▶ _PROBLEM REQUIREMENTS_
Show every line that has the string "with" in it.

▶ _DATASET EXTRACT_
----
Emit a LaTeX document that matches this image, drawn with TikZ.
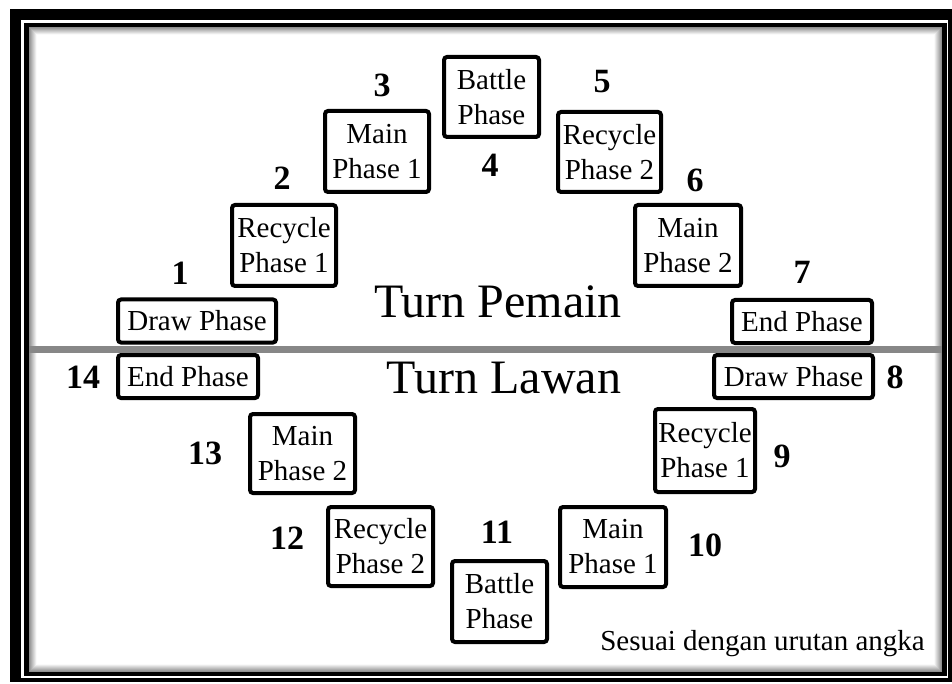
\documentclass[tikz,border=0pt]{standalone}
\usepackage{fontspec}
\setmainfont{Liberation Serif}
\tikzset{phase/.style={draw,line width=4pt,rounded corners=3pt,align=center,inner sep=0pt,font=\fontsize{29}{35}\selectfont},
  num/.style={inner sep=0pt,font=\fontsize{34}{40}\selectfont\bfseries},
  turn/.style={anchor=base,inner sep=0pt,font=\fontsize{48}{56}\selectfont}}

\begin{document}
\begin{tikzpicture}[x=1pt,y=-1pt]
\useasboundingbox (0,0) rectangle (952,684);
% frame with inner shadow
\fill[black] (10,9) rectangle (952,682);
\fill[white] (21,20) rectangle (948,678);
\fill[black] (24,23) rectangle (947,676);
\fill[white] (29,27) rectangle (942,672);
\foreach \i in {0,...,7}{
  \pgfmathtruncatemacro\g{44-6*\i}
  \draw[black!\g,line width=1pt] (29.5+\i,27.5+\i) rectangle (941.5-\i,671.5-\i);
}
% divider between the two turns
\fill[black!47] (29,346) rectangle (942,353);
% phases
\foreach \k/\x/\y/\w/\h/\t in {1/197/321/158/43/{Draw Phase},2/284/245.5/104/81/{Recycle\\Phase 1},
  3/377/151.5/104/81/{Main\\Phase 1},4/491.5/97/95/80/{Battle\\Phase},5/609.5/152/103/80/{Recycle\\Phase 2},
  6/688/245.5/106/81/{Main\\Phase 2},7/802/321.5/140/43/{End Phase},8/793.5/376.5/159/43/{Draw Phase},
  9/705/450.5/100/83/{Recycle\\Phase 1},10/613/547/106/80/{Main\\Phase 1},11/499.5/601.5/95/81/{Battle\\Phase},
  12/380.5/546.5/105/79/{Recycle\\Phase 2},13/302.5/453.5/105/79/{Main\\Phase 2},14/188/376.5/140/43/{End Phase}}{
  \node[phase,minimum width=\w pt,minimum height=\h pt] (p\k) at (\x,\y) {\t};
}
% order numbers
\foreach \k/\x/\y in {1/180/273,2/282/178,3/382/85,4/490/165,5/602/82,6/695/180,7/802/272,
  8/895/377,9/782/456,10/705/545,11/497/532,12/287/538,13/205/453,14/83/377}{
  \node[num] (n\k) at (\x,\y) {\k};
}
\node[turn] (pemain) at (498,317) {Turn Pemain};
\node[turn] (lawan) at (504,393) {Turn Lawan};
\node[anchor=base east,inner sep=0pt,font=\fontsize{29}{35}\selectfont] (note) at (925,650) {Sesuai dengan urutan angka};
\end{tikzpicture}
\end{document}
----
▶ _SOLUTION BELOW_
Emit a LaTeX document that matches this image, drawn with TikZ.
% frame with inner shadow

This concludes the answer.